Alter egos and the difference beween pop and indie:
Pop music treats imagination roughly the same way stage musicals do: You can take up the trappings of any aesthetic you like, roving anywhere through style and history, costume, and theme. But the music is always bedrock; it always needs to function as pop. This is how, say, Katy Perry can put across her Candy Land-pinup persona, and Ke$ha can put across her futuristic junkyard-rat persona, while both sing fairly similar songs, co-written with the same guy. It’s also how the songs in musicals can take on the flavor of any setting, genre, or mood, from the Victorian to the hair-metal to the Oklahoman, but always sound, fundamentally, like the kinds of songs one finds in musicals. There’s some underlying formal purpose they have to stick to, and if a musician strays too far from it— if she, say, passes over the trappings of “being inspired by the 20s” and begins to sound too oddly of that decade— listeners feel imposed upon; the artist seems trying, ungenerous.

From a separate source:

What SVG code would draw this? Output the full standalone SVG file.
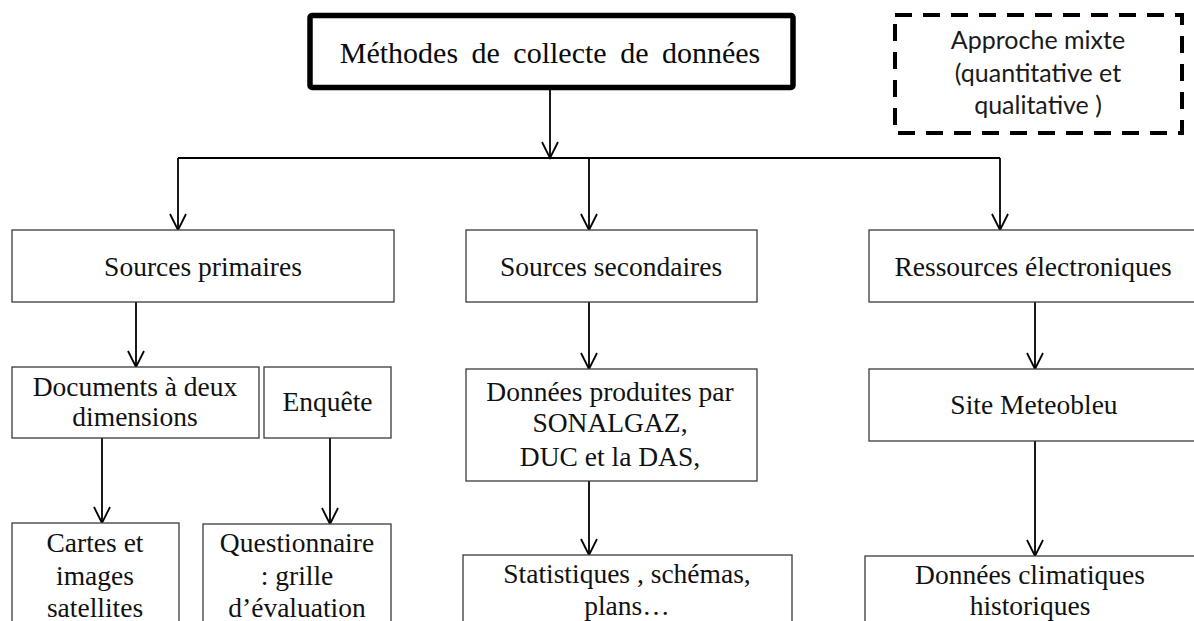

With indie musicians it’s the opposite. The music itself is allowed to follow its aesthetic imagination off in strange directions, but the artists are often expected not to. The artist is always just an auteur, the creator of a fiction: She might make an album totally committed to theatrical concepts, but she’ll show up to interviews in normal clothes, explaining her ideas like a normal person. Persona, imagination, ideas about style— listeners expect them to be packed into the sound. It’s when a musician tries to embody them in person that fans start grumbling about being imposed upon, or asked to believe in something ludicrous. Pop alter-egos, like Beyoncé’s Sasha Fierce, rarely make an appreciably different kind of music from the stars who spawned them; indie alter-egos tend to be goofy notions concocted to let someone play with an entirely different aesthetic.